A Colombian tribe is facing possible extinction after being driven from their land by the FARC and paramilitaries, an international NGO has warned.
The Nukak Maku, a nomadic hunter gatherer community, has been forced from their jungle reserve in the south Colombian Amazon to the outskirts of a town where they live in near destitute conditions.
Major health problems, a lack of food and perhaps most importantly, the inability to practise their culture and traditions, means they could soon be wiped out as a people.
A large reserve was created by the Colombian government in 1993 for the Nukak Maku on their ancestral land, following a long campaign by NGOs including Survival International.
But the government has been unable to protect the land from the strong guerrilla and paramilitary presence in this part of the country, and the tribe has gradually been driven out.
They have been living in rudimentary shelters on the outskirts of San Jose de Guaviare, surviving on government food rations and what they can beg.

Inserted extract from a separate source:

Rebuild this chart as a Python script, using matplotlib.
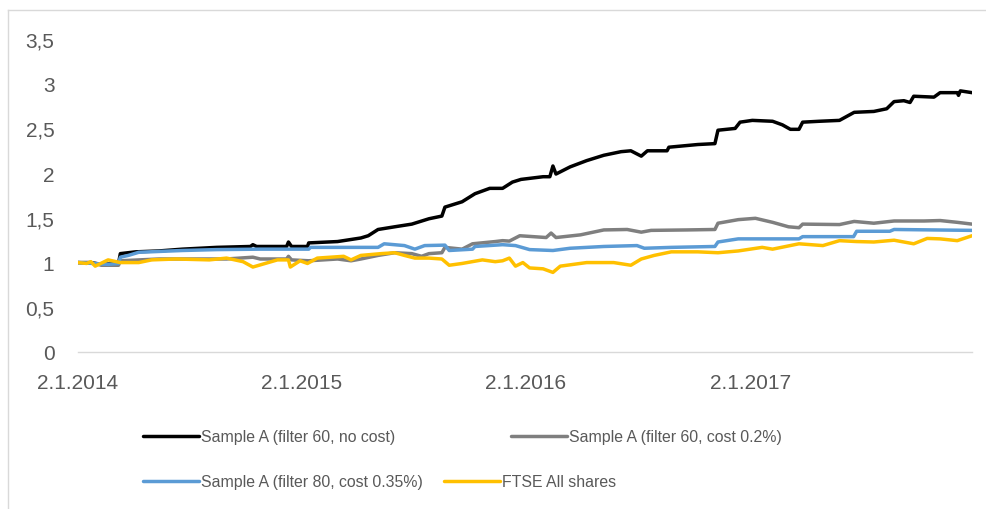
import matplotlib
matplotlib.use("Agg")
import matplotlib.pyplot as plt
from matplotlib.lines import Line2D
import pandas as pd

plt.rcParams['font.family'] = ['Liberation Sans', 'DejaVu Sans']

# ---------------- data ----------------
black_dates = ["2014-01-02", "2014-01-23", "2014-02-09", "2014-03-09", "2014-03-12", "2014-04-06",
               "2014-05-14", "2014-06-21", "2014-08-16", "2014-10-10", "2014-10-14", "2014-10-20",
               "2014-12-08", "2014-12-11", "2014-12-16", "2015-01-11", "2015-01-13", "2015-03-01",
               "2015-04-08", "2015-04-20", "2015-05-06", "2015-06-02", "2015-06-30", "2015-07-28",
               "2015-08-18", "2015-08-23", "2015-09-20", "2015-10-11", "2015-11-04", "2015-11-25",
               "2015-12-11", "2015-12-25", "2016-01-30", "2016-02-10", "2016-02-15", "2016-02-20",
               "2016-03-14", "2016-04-10", "2016-05-08", "2016-06-05", "2016-06-21", "2016-07-08",
               "2016-07-18", "2016-08-19", "2016-08-22", "2016-10-08", "2016-11-05", "2016-11-10",
               "2016-12-08", "2016-12-16", "2017-01-05", "2017-02-07", "2017-02-23", "2017-03-08",
               "2017-03-22", "2017-03-28", "2017-04-24", "2017-05-27", "2017-06-20", "2017-07-22",
               "2017-08-12", "2017-08-24", "2017-09-09", "2017-09-19", "2017-09-25", "2017-10-28",
               "2017-11-07", "2017-12-05", "2017-12-07", "2017-12-10", "2017-12-29"]
black_values = [1.00, 1.00, 0.98, 0.99, 1.10, 1.12,
                1.13, 1.15, 1.17, 1.18, 1.20, 1.18,
                1.18, 1.23, 1.18, 1.18, 1.22, 1.235,
                1.275, 1.30, 1.37, 1.40, 1.43, 1.49,
                1.52, 1.62, 1.68, 1.77, 1.83, 1.83,
                1.90, 1.93, 1.96, 1.96, 2.08, 1.99,
                2.07, 2.14, 2.20, 2.24, 2.25, 2.19,
                2.25, 2.25, 2.29, 2.32, 2.33, 2.48,
                2.50, 2.57, 2.59, 2.58, 2.54, 2.49,
                2.49, 2.57, 2.58, 2.59, 2.68, 2.69,
                2.72, 2.80, 2.81, 2.79, 2.86, 2.85,
                2.90, 2.90, 2.87, 2.92, 2.90]

gray_dates = ["2014-01-02", "2014-01-30", "2014-02-09", "2014-03-09", "2014-03-12", "2014-05-14",
              "2014-07-07", "2014-09-01", "2014-10-14", "2014-10-26", "2014-12-08", "2014-12-11",
              "2014-12-16", "2015-01-13", "2015-03-01", "2015-03-23", "2015-04-08", "2015-05-06",
              "2015-06-02", "2015-06-30", "2015-07-16", "2015-07-28", "2015-08-18", "2015-08-23",
              "2015-09-20", "2015-10-07", "2015-11-13", "2015-11-25", "2015-12-06", "2015-12-23",
              "2016-02-04", "2016-02-12", "2016-02-20", "2016-03-31", "2016-05-08", "2016-06-15",
              "2016-07-08", "2016-07-24", "2016-09-21", "2016-11-05", "2016-11-10", "2016-12-13",
              "2017-01-10", "2017-02-07", "2017-03-05", "2017-03-22", "2017-03-28", "2017-05-27",
              "2017-06-20", "2017-07-22", "2017-08-24", "2017-10-12", "2017-11-07", "2017-12-05",
              "2017-12-29"]
gray_values = [1.00, 0.99, 0.97, 0.97, 1.02, 1.04,
               1.04, 1.04, 1.06, 1.04, 1.04, 1.07,
               1.03, 1.02, 1.04, 1.02, 1.04, 1.08,
               1.11, 1.10, 1.07, 1.10, 1.11, 1.17,
               1.15, 1.21, 1.235, 1.245, 1.24, 1.30,
               1.28, 1.33, 1.28, 1.31, 1.365, 1.37,
               1.34, 1.36, 1.365, 1.37, 1.44, 1.48,
               1.495, 1.45, 1.40, 1.39, 1.43, 1.425,
               1.46, 1.44, 1.465, 1.465, 1.47, 1.45,
               1.43]

blue_dates = ["2014-01-02", "2014-02-20", "2014-03-09", "2014-03-12", "2014-03-25", "2014-04-11",
              "2014-06-21", "2014-08-16", "2014-10-26", "2015-01-13", "2015-01-16", "2015-05-06",
              "2015-05-16", "2015-06-18", "2015-07-05", "2015-07-21", "2015-08-23", "2015-08-30",
              "2015-10-07", "2015-10-11", "2015-11-25", "2015-12-16", "2016-01-08", "2016-02-15",
              "2016-03-14", "2016-05-08", "2016-07-01", "2016-07-13", "2016-08-26", "2016-11-05",
              "2016-11-10", "2016-12-13", "2017-03-22", "2017-03-28", "2017-06-19", "2017-06-24",
              "2017-08-17", "2017-08-24", "2017-12-29"]
blue_values = [1.00, 0.98, 0.99, 1.06, 1.08, 1.115,
               1.135, 1.145, 1.15, 1.15, 1.17, 1.17,
               1.21, 1.19, 1.15, 1.19, 1.195, 1.135,
               1.15, 1.18, 1.20, 1.19, 1.145, 1.135,
               1.16, 1.18, 1.19, 1.16, 1.17, 1.18,
               1.23, 1.265, 1.265, 1.29, 1.29, 1.35,
               1.35, 1.37, 1.36]

yellow_dates = ["2014-01-02", "2014-01-16", "2014-01-23", "2014-01-30", "2014-02-20", "2014-03-12",
                "2014-04-11", "2014-05-02", "2014-06-11", "2014-08-04", "2014-09-01", "2014-09-28",
                "2014-10-14", "2014-11-23", "2014-12-11", "2014-12-14", "2014-12-30", "2015-01-11",
                "2015-01-27", "2015-03-11", "2015-03-23", "2015-04-08", "2015-05-11", "2015-06-02",
                "2015-06-18", "2015-07-05", "2015-07-28", "2015-08-18", "2015-08-30", "2015-09-20",
                "2015-10-23", "2015-11-13", "2015-11-25", "2015-12-06", "2015-12-16", "2015-12-28",
                "2016-01-08", "2016-01-30", "2016-02-15", "2016-02-27", "2016-04-10", "2016-05-24",
                "2016-06-21", "2016-07-08", "2016-07-29", "2016-08-26", "2016-10-08", "2016-11-10",
                "2016-12-13", "2017-01-21", "2017-02-07", "2017-03-22", "2017-04-30", "2017-05-27",
                "2017-06-24", "2017-07-22", "2017-08-24", "2017-09-25", "2017-10-17", "2017-11-07",
                "2017-12-05", "2017-12-29"]
yellow_values = [1.00, 0.99, 1.01, 0.96, 1.03, 1.00,
                 1.00, 1.03, 1.04, 1.03, 1.05, 1.01,
                 0.95, 1.03, 1.03, 0.95, 1.02, 0.99,
                 1.05, 1.07, 1.03, 1.08, 1.10, 1.11,
                 1.08, 1.05, 1.05, 1.04, 0.97, 0.99,
                 1.03, 1.01, 1.02, 1.05, 0.96, 1.00,
                 0.94, 0.93, 0.89, 0.96, 1.00, 1.00,
                 0.97, 1.04, 1.08, 1.12, 1.12, 1.11,
                 1.13, 1.17, 1.15, 1.21, 1.19, 1.245,
                 1.235, 1.23, 1.25, 1.21, 1.27, 1.265,
                 1.245, 1.30]

series_labels = ["Sample A (filter 60, no cost)", "Sample A (filter 60, cost 0.2%)",
                 "Sample A (filter 80, cost 0.35%)", "FTSE All shares"]
x_tick_dates = ["2014-01-02", "2015-01-02", "2016-01-02", "2017-01-02"]
x_tick_labels = ["2.1.2014", "2.1.2015", "2.1.2016", "2.1.2017"]
y_ticks = [0, 0.5, 1, 1.5, 2, 2.5, 3, 3.5]
y_tick_labels = ["0", "0,5", "1", "1,5", "2", "2,5", "3", "3,5"]

# ---------------- figure ----------------
W, H = 987, 510
fig = plt.figure(figsize=(W / 100, H / 100), dpi=100)
ax = fig.add_axes([78 / W, 1 - 353 / H, (972 - 78) / W, (353 - 40) / H])

colors = ["#000000", "#7F7F7F", "#5B9BD5", "#FFC000"]
data = [(black_dates, black_values), (gray_dates, gray_values),
        (blue_dates, blue_values), (yellow_dates, yellow_values)]
handles = []
for (d, v), c, lab in zip(data, colors, series_labels):
    h, = ax.plot(pd.to_datetime(d), v, color=c, lw=2.5, solid_joinstyle='round',
                 solid_capstyle='round', label=lab)
    handles.append(h)

ax.set_xlim(pd.Timestamp("2014-01-02"), pd.Timestamp("2017-12-29"))
ax.set_ylim(0, 3.5)
ax.set_yticks(y_ticks)
ax.set_yticklabels(y_tick_labels)
ax.set_xticks(pd.to_datetime(x_tick_dates))
ax.set_xticklabels(x_tick_labels)

for s in ["top", "right", "left"]:
    ax.spines[s].set_visible(False)
ax.spines["bottom"].set_color("#D9D9D9")
ax.spines["bottom"].set_linewidth(1.0)
ax.tick_params(axis='both', length=0, labelsize=15, colors="#595959")
ax.tick_params(axis='y', pad=17)
ax.tick_params(axis='x', pad=15)

# legend: flow layout like Excel, one legend per entry
legend_pos = [(143, 438), (511, 438), (143, 483), (444, 483)]
for h, (lx, ly) in zip(handles, legend_pos):
    leg = fig.legend(handles=[h], loc='center left', bbox_to_anchor=(lx / W, 1 - ly / H),
                     frameon=False, fontsize=11.4, handlelength=3.55, handletextpad=0.12,
                     borderpad=0, borderaxespad=0)
    for t in leg.get_texts():
        t.set_color("#595959")

# chart area border (only left/top edges visible in the crop)
fig.add_artist(Line2D([8 / W, 8 / W], [0, 1 - 11 / H], transform=fig.transFigure,
                      color="#D9D9D9", lw=1.0))
fig.add_artist(Line2D([8 / W, 1], [1 - 11 / H, 1 - 11 / H], transform=fig.transFigure,
                      color="#D9D9D9", lw=1.0))

fig.savefig("out.png", dpi=100, facecolor="white")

They enter the forest in groups from time to time to hunt, but it’s not safe, says Survival campaigner Rebecca Stenham, for various reasons.

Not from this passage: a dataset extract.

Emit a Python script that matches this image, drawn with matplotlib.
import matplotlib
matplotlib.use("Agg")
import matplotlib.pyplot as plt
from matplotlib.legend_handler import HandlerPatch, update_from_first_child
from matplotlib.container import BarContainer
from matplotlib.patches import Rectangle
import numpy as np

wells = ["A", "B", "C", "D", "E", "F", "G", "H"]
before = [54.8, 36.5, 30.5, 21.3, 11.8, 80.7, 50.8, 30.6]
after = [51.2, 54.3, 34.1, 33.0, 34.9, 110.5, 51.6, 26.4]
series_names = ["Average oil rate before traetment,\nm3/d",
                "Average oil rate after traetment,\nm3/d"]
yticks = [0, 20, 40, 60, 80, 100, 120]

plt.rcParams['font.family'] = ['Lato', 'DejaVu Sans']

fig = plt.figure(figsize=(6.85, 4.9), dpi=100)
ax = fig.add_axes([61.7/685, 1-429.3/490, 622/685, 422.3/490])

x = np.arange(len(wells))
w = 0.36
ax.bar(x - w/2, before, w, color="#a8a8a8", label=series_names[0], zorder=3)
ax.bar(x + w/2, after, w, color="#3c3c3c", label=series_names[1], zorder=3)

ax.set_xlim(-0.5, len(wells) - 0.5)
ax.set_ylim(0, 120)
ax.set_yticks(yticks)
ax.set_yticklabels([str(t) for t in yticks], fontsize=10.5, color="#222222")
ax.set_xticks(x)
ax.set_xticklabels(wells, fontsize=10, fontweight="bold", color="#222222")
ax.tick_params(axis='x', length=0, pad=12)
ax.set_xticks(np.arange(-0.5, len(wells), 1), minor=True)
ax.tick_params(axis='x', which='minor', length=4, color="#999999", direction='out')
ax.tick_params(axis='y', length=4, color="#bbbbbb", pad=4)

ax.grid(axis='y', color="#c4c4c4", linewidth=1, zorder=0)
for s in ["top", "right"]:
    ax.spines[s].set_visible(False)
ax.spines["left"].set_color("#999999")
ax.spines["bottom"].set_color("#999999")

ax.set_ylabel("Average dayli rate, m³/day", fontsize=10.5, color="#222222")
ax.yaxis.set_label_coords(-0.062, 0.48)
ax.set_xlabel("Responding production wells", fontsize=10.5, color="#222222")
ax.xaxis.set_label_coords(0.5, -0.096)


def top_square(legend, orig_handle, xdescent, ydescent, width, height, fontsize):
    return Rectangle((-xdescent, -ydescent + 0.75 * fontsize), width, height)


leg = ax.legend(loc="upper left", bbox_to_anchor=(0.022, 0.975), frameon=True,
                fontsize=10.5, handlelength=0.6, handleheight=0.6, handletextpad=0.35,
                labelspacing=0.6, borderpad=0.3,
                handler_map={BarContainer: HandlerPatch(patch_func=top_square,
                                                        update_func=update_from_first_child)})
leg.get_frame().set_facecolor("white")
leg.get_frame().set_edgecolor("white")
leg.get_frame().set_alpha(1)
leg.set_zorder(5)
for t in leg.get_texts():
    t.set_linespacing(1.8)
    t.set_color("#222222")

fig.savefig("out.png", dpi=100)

“They cannot enter the reserve safely because of the presence of guerrillas and paramilitary,” she told Colombia Reports, “But it’s also precarious because they are now suffering from all sorts of illnesses.”
Survival is calling on the government to provide proper food rations, shelter and medical care to the tribe. In the longterm, says the NGO, the reserve must be reestablished as a safe space for the Nukak Maku to live.
Stenham said, “The government must put more resources into protecting these areas. Obviously guerrillas and paramilitaries are a huge problem across Colombia, and it’s hard to imagine this issue being addressed any time soon. But stopping corruption would be a good start.”
If it doesn’t act soon, it could be too late, she warned. Around half the tribe died when they were first contacted by outsiders in 1988, from common diseases. A new host of health problems threatens them now.
Even if they receive medical care, their way of life, which is crucial to their existence, is dangerously threatened, according to Stenham, who warned, “The younger Nukak are becoming very disconnected from the elders. They only know life living on the outskirts of the town, and want what other kids their age have. If the tribe loses touch with their traditions and culture they will be lost as a people.”